Early in 2008, our General Assembly declared that skiing and snowboarding were Colorado’s official winter sports. Now Massey proposes that pack-burro racing be declared our official summer sport.

I’m in favor. So far as I know, pack-burro racing is the only organized competitive sport indigenous to Colorado, although its antiquity is often exaggerated in the process of romanticizing its origins.

Folklore has it that the sport originated with prospectors in the 19th century, accompanied by their faithful burros, racing to the county courthouse to record their claims.

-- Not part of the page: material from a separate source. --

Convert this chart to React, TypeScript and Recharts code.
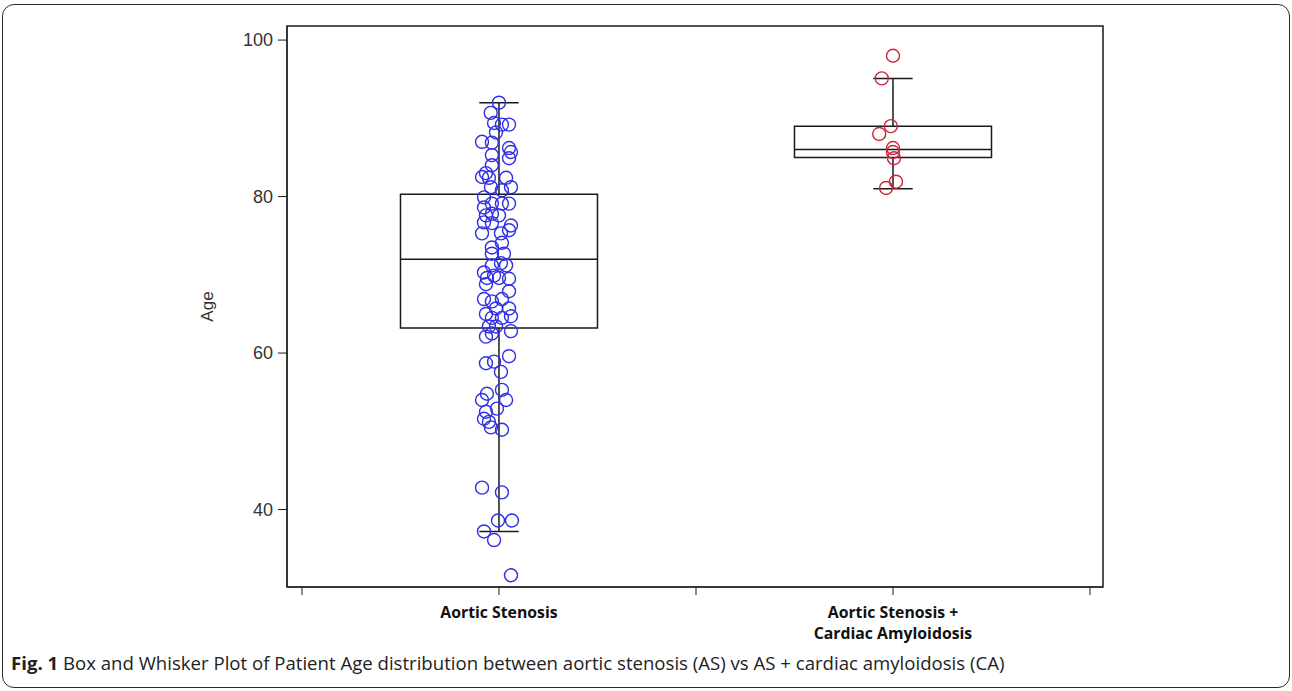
import {
  ReferenceArea,
  ReferenceLine,
  Scatter,
  ScatterChart,
  XAxis,
  YAxis,
} from 'recharts';

// groups on the x axis (numeric positions, ticks at 0..4)
const groupNames = ['Aortic Stenosis', 'Aortic Stenosis +\nCardiac Amyloidosis'];
const groupPositions = [1, 3];
const xTicks = [0, 1, 2, 3, 4];
const yTicks = [40, 60, 80, 100];

// box statistics per group
const q1 = [63.2, 85.0];
const medians = [72.0, 86.0];
const q3 = [80.3, 89.0];
const whiskerLow = [37.2, 81.0];
const whiskerHigh = [92.0, 95.1];

// Aortic Stenosis ages and horizontal jitter
const asAges = [
  92.0, 90.7, 89.4, 89.2, 89.2, 88.2, 87.0, 86.9, 86.2, 85.7, 84.9, 85.3, 84.0, 83.0,
  82.5, 82.4, 82.4, 81.2, 81.2, 80.8, 79.9, 79.1, 79.1, 78.6, 79.1, 77.6, 77.8, 77.6,
  76.3, 76.7, 76.6, 75.7, 75.3, 75.3, 74.1, 73.5, 72.7, 72.7, 71.5, 71.2, 71.2, 70.3,
  69.6, 69.9, 69.6, 69.5, 68.8, 67.9, 66.9, 66.6, 66.9, 65.7, 65.7, 65.0, 64.7, 64.5,
  64.5, 63.4, 63.4, 62.8, 62.1, 62.5, 59.6, 58.7, 58.9, 57.6, 55.3, 54.8, 54.0, 54.0,
  52.9, 52.5, 51.6, 51.2, 50.2, 50.5, 42.8, 42.2, 38.6, 38.6, 37.2, 36.1, 31.6,
];
const asJitter = [
  0.0, -0.042, -0.025, 0.051, 0.015, -0.015, -0.086, -0.036, 0.051, 0.061, 0.051, -0.036,
  -0.036, -0.066, -0.086, -0.051, 0.036, -0.041, 0.061, 0.015, -0.076, -0.036, 0.051,
  -0.076, 0.015, -0.066, -0.036, 0.0, 0.061, -0.076, -0.036, 0.051, -0.086, 0.01, 0.015,
  -0.036, -0.036, 0.025, 0.01, -0.036, 0.036, -0.076, -0.061, -0.025, 0.0, 0.051, -0.066,
  0.051, -0.076, -0.036, 0.015, -0.015, 0.051, -0.066, 0.061, -0.036, 0.015, -0.051,
  -0.015, 0.061, -0.066, -0.036, 0.051, -0.066, -0.025, 0.01, 0.015, -0.061, 0.036,
  -0.086, -0.01, -0.066, -0.076, -0.051, 0.015, -0.041, -0.086, 0.015, -0.005, 0.066,
  -0.076, -0.025, 0.061,
];

// Aortic Stenosis + Cardiac Amyloidosis ages and jitter
const caAges = [98.0, 95.1, 89.0, 88.0, 86.2, 85.7, 84.9, 81.9, 81.1];
const caJitter = [0.0, -0.057, -0.011, -0.07, 0.0, 0.0, 0.005, 0.015, -0.035];

const asPoints = asAges.map((age, i) => ({ x: groupPositions[0] + asJitter[i], y: age }));
const caPoints = caAges.map((age, i) => ({ x: groupPositions[1] + caJitter[i], y: age }));

const xDomain: [number, number] = [-0.076, 4.066];
const yDomain: [number, number] = [30.1, 101.8];

const LINE = '#1a1a1a';

function ringShape(color: string) {
  return (props: any) => (
    <circle cx={props.cx} cy={props.cy} r={6.5} fill="none" stroke={color} strokeWidth={1.4} />
  );
}

function GroupTick(props: any) {
  const { x, y, payload } = props;
  const idx = groupPositions.indexOf(payload.value);
  if (idx < 0) return null;
  const lines = groupNames[idx].split('\n');
  return (
    <text
      x={x}
      y={y}
      textAnchor="middle"
      fontFamily="'Open Sans', Lato, sans-serif"
      fontWeight={700}
      fontSize={15.8}
      fill="#111"
    >
      {lines.map((line, i) => (
        <tspan key={line} x={x} dy={i === 0 ? 21 : 21}>
          {line}
        </tspan>
      ))}
    </text>
  );
}

export default function App() {
  return (
    <div
      style={{
        position: 'absolute',
        left: 0,
        top: 0,
        width: 1292,
        height: 691,
        background: '#fff',
        overflow: 'hidden',
      }}
    >
      <div
        style={{
          position: 'absolute',
          left: 2,
          top: 4,
          width: 1286,
          height: 682,
          border: '1.5px solid #2a2a2a',
          borderRadius: 12,
        }}
      />
      <div style={{ position: 'absolute', left: 0, top: 0 }}>
        <ScatterChart
          width={1292}
          height={691}
          margin={{ top: 26, right: 189, bottom: 74, left: 247 }}
        >
          <XAxis
            type="number"
            dataKey="x"
            domain={xDomain}
            ticks={xTicks}
            allowDataOverflow
            height={30}
            tickSize={8}
            stroke={LINE}
            tickLine={{ stroke: LINE }}
            tick={<GroupTick />}
            interval={0}
          />
          <YAxis
            type="number"
            dataKey="y"
            domain={yDomain}
            ticks={yTicks}
            allowDataOverflow
            width={40}
            tickSize={9}
            tickMargin={5}
            stroke={LINE}
            tick={{ fontFamily: "'Liberation Sans', Arial, sans-serif", fontSize: 18, fill: '#333' }}
            label={{
              value: 'Age',
              content: ({ viewBox }: any) => {
                const cx = viewBox.x - 34;
                const cy = viewBox.y + viewBox.height / 2;
                return (
                  <text
                    x={cx}
                    y={cy}
                    transform={`rotate(-90, ${cx}, ${cy})`}
                    textAnchor="middle"
                    fontFamily="'Liberation Sans', Arial, sans-serif"
                    fontSize={17}
                    fill="#333"
                  >
                    Age
                  </text>
                );
              },
            }}
          />
          {/* plot frame */}
          <ReferenceArea
            x1={xDomain[0]}
            x2={xDomain[1]}
            y1={yDomain[0]}
            y2={yDomain[1]}
            fill="none"
            stroke={LINE}
            strokeWidth={1.5}
            ifOverflow="visible"
          />
          {groupPositions.map((pos, i) => (
            <ReferenceArea
              key={`box-${pos}`}
              x1={pos - 0.5}
              x2={pos + 0.5}
              y1={q1[i]}
              y2={q3[i]}
              fill="none"
              stroke={LINE}
              strokeWidth={1.5}
              ifOverflow="visible"
            />
          ))}
          {groupPositions.map((pos, i) => (
            <ReferenceLine
              key={`med-${pos}`}
              segment={[
                { x: pos - 0.5, y: medians[i] },
                { x: pos + 0.5, y: medians[i] },
              ]}
              stroke={LINE}
              strokeWidth={1.5}
              ifOverflow="visible"
            />
          ))}
          {groupPositions.map((pos, i) => (
            <ReferenceLine
              key={`wu-${pos}`}
              segment={[
                { x: pos, y: q3[i] },
                { x: pos, y: whiskerHigh[i] },
              ]}
              stroke={LINE}
              strokeWidth={1.5}
              ifOverflow="visible"
            />
          ))}
          {groupPositions.map((pos, i) => (
            <ReferenceLine
              key={`wl-${pos}`}
              segment={[
                { x: pos, y: q1[i] },
                { x: pos, y: whiskerLow[i] },
              ]}
              stroke={LINE}
              strokeWidth={1.5}
              ifOverflow="visible"
            />
          ))}
          {groupPositions.map((pos, i) => (
            <ReferenceLine
              key={`cu-${pos}`}
              segment={[
                { x: pos - 0.1, y: whiskerHigh[i] },
                { x: pos + 0.1, y: whiskerHigh[i] },
              ]}
              stroke={LINE}
              strokeWidth={1.5}
              ifOverflow="visible"
            />
          ))}
          {groupPositions.map((pos, i) => (
            <ReferenceLine
              key={`cl-${pos}`}
              segment={[
                { x: pos - 0.1, y: whiskerLow[i] },
                { x: pos + 0.1, y: whiskerLow[i] },
              ]}
              stroke={LINE}
              strokeWidth={1.5}
              ifOverflow="visible"
            />
          ))}
          <Scatter
            data={asPoints}
            shape={ringShape('#2f2fe6')}
            isAnimationActive={false}
          />
          <Scatter
            data={caPoints}
            shape={ringShape('#c8283c')}
            isAnimationActive={false}
          />
        </ScatterChart>
      </div>
      <div
        style={{
          position: 'absolute',
          left: 11,
          top: 651,
          fontFamily: "'Open Sans', Lato, sans-serif",
          fontSize: 18.6,
          lineHeight: '24px',
          color: '#222',
          whiteSpace: 'nowrap',
        }}
      >
        <b>Fig. 1</b> Box and Whisker Plot of Patient Age distribution between aortic stenosis (AS)
        vs AS + cardiac amyloidosis (CA)
      </div>
    </div>
  );
}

Hal Walter of Custer County, a pack-burro racer of no small repute himself, has researched the origins of the sport. Hal writes that it began on July 30, 1949, as “the brainstorm of merchants in Fairplay who wanted to attract more tourists for the fourth annual ‘Gold Days’ celebration.”

Since Fairplay came up with the idea, it got to pick the course. The finish was the Prunes Memorial (which honors a local burro who lived to be 63 and got his name from his wrinkled skin), next to the Hand Hotel on Front Street. The race started in Leadville, not that far as the crow flies but on the other side of 13,170-foot Mosquito Pass, a rough old miners’ route once known as “the highway of frozen death.”

If you were organizing the race, you’d want the finish line in your town. People tend to depart right after watching the start, but hang around spending money while awaiting the finish.

Leadville made a deal with Fairplay to alternate start and finish for a few years, but eventually that fell apart. Now each town hosts its own race with a start and finish. The racers turn around at the summit of Mosquito Pass, where there’s a memorial to the Rev. John L. Dyer, the Methodist missionary who carried the mail over the mountains on skis 150 years ago.

Although other towns host burro races from time to time — Idaho Springs and Georgetown this year — the annual Triple Crown series consists of Fairplay, Leadville and Buena Vista (whose 13.5-mile race starts at 11 a.m. today).

The rules are simple. Each burro must bear a pack saddle and a load that includes a pick, shovel and gold pan. The lead rope can be no more than 15 feet long. You’re allowed to carry the burro, but the burro can’t carry you. Women have been competing since 1951, and one racer, Barb Dolan of Buena Vista, is in the Colorado Sportswomen Hall of Fame.

Pack-burro racing, although it attracts some crowds in mountain towns, has been a rather obscure sport. Perhaps making it official will provide it with some deserved attention.

That would give us official sports for the two main Rocky Mountain seasons (often known as “winter” and “relatives,” although in some counties they go by “drinking” and “fishing,” or “unemployment” and “construction”).

Springtime doesn’t happen in the Rockies, and autumn is gorgeous but often fleeting. Even so, we still have lesser intervals like Mud Season, Wind Season and Tick Season.

That leaves an opportunity for new official seasons as well as official sports for those new seasons, like kite-flying or arachnid collecting.

So there’s no reason to be concerned about all the recent dismal economic news. The origin of pack-burro racing shows that Coloradans are a resourceful people who can invent an engaging sport — at least when tourist dollars are involved.